### Directions
Quote the whole listing exactly. Leave the pictures out of your copy.

### Information provided
++++++++

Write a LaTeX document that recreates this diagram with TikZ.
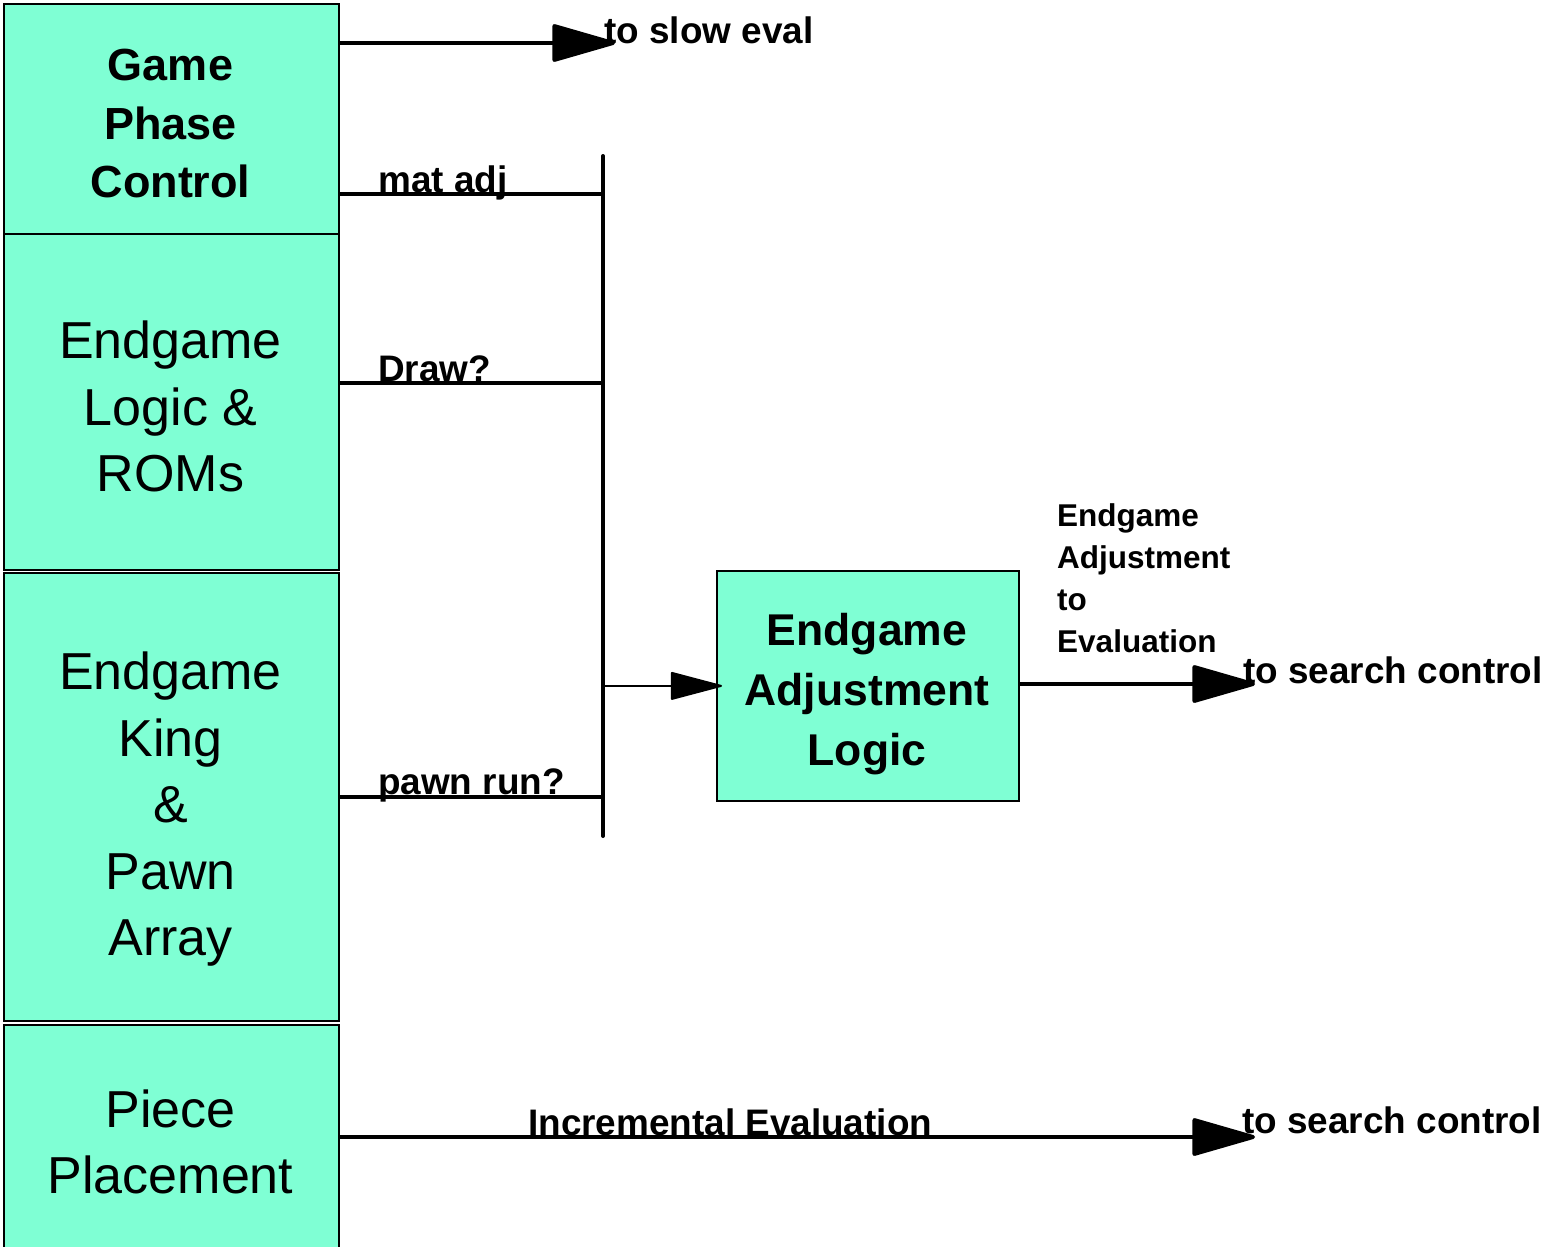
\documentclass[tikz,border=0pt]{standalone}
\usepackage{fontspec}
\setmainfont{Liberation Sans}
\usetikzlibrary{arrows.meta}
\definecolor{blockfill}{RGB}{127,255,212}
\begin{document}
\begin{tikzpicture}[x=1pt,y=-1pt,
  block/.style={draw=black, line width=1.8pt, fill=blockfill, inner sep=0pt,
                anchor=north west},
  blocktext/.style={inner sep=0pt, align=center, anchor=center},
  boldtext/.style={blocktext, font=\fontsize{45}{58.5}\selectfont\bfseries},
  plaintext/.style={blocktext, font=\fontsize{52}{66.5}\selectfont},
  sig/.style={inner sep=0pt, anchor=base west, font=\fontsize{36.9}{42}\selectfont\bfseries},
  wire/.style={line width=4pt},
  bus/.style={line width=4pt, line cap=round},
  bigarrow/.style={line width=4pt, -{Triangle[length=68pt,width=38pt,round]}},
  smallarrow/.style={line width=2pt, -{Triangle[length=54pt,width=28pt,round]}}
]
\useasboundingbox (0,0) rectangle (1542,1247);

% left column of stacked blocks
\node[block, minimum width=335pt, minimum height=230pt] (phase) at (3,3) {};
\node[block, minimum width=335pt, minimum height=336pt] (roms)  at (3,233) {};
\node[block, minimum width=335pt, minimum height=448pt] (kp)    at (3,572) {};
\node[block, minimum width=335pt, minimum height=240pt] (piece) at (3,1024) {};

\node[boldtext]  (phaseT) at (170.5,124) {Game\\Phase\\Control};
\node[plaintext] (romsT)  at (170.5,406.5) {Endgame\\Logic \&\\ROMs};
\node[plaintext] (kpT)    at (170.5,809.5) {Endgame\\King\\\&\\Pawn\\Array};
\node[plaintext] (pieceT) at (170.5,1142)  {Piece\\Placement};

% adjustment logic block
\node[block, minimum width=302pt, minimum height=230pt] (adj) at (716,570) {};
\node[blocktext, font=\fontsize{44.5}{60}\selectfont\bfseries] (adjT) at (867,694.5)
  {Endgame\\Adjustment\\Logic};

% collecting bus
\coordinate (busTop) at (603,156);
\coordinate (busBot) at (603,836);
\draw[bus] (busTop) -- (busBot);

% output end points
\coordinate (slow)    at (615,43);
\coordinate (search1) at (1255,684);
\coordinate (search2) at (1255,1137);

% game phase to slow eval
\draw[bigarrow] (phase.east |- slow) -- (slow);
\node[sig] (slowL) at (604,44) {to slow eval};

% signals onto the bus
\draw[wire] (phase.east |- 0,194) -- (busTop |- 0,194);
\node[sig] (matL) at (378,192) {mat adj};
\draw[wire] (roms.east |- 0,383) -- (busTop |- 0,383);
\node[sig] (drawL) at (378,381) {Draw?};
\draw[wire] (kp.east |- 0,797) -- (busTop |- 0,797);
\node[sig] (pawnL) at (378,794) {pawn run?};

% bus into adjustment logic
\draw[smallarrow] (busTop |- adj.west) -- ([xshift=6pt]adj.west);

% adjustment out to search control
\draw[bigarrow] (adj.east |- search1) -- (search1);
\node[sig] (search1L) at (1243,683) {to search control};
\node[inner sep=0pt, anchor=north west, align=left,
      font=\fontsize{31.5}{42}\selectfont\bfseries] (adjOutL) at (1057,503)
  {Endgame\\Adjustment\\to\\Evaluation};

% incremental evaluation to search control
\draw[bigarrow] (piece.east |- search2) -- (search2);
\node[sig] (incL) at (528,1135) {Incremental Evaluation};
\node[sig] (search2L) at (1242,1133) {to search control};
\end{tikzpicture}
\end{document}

++++++++

### Response below
Write a LaTeX document that recreates this diagram with TikZ.
\documentclass[tikz,border=0pt]{standalone}
\usepackage{fontspec}
\setmainfont{Liberation Sans}
\usetikzlibrary{arrows.meta}
\definecolor{blockfill}{RGB}{127,255,212}
\begin{document}
\begin{tikzpicture}[x=1pt,y=-1pt,
  block/.style={draw=black, line width=1.8pt, fill=blockfill, inner sep=0pt,
                anchor=north west},
  blocktext/.style={inner sep=0pt, align=center, anchor=center},
  boldtext/.style={blocktext, font=\fontsize{45}{58.5}\selectfont\bfseries},
  plaintext/.style={blocktext, font=\fontsize{52}{66.5}\selectfont},
  sig/.style={inner sep=0pt, anchor=base west, font=\fontsize{36.9}{42}\selectfont\bfseries},
  wire/.style={line width=4pt},
  bus/.style={line width=4pt, line cap=round},
  bigarrow/.style={line width=4pt, -{Triangle[length=68pt,width=38pt,round]}},
  smallarrow/.style={line width=2pt, -{Triangle[length=54pt,width=28pt,round]}}
]
\useasboundingbox (0,0) rectangle (1542,1247);

% left column of stacked blocks
\node[block, minimum width=335pt, minimum height=230pt] (phase) at (3,3) {};
\node[block, minimum width=335pt, minimum height=336pt] (roms)  at (3,233) {};
\node[block, minimum width=335pt, minimum height=448pt] (kp)    at (3,572) {};
\node[block, minimum width=335pt, minimum height=240pt] (piece) at (3,1024) {};

\node[boldtext]  (phaseT) at (170.5,124) {Game\\Phase\\Control};
\node[plaintext] (romsT)  at (170.5,406.5) {Endgame\\Logic \&\\ROMs};
\node[plaintext] (kpT)    at (170.5,809.5) {Endgame\\King\\\&\\Pawn\\Array};
\node[plaintext] (pieceT) at (170.5,1142)  {Piece\\Placement};

% adjustment logic block
\node[block, minimum width=302pt, minimum height=230pt] (adj) at (716,570) {};
\node[blocktext, font=\fontsize{44.5}{60}\selectfont\bfseries] (adjT) at (867,694.5)
  {Endgame\\Adjustment\\Logic};

% collecting bus
\coordinate (busTop) at (603,156);
\coordinate (busBot) at (603,836);
\draw[bus] (busTop) -- (busBot);

% output end points
\coordinate (slow)    at (615,43);
\coordinate (search1) at (1255,684);
\coordinate (search2) at (1255,1137);

% game phase to slow eval
\draw[bigarrow] (phase.east |- slow) -- (slow);
\node[sig] (slowL) at (604,44) {to slow eval};

% signals onto the bus
\draw[wire] (phase.east |- 0,194) -- (busTop |- 0,194);
\node[sig] (matL) at (378,192) {mat adj};
\draw[wire] (roms.east |- 0,383) -- (busTop |- 0,383);
\node[sig] (drawL) at (378,381) {Draw?};
\draw[wire] (kp.east |- 0,797) -- (busTop |- 0,797);
\node[sig] (pawnL) at (378,794) {pawn run?};

% bus into adjustment logic
\draw[smallarrow] (busTop |- adj.west) -- ([xshift=6pt]adj.west);

% adjustment out to search control
\draw[bigarrow] (adj.east |- search1) -- (search1);
\node[sig] (search1L) at (1243,683) {to search control};
\node[inner sep=0pt, anchor=north west, align=left,
      font=\fontsize{31.5}{42}\selectfont\bfseries] (adjOutL) at (1057,503)
  {Endgame\\Adjustment\\to\\Evaluation};

% incremental evaluation to search control
\draw[bigarrow] (piece.east |- search2) -- (search2);
\node[sig] (incL) at (528,1135) {Incremental Evaluation};
\node[sig] (search2L) at (1242,1133) {to search control};
\end{tikzpicture}
\end{document}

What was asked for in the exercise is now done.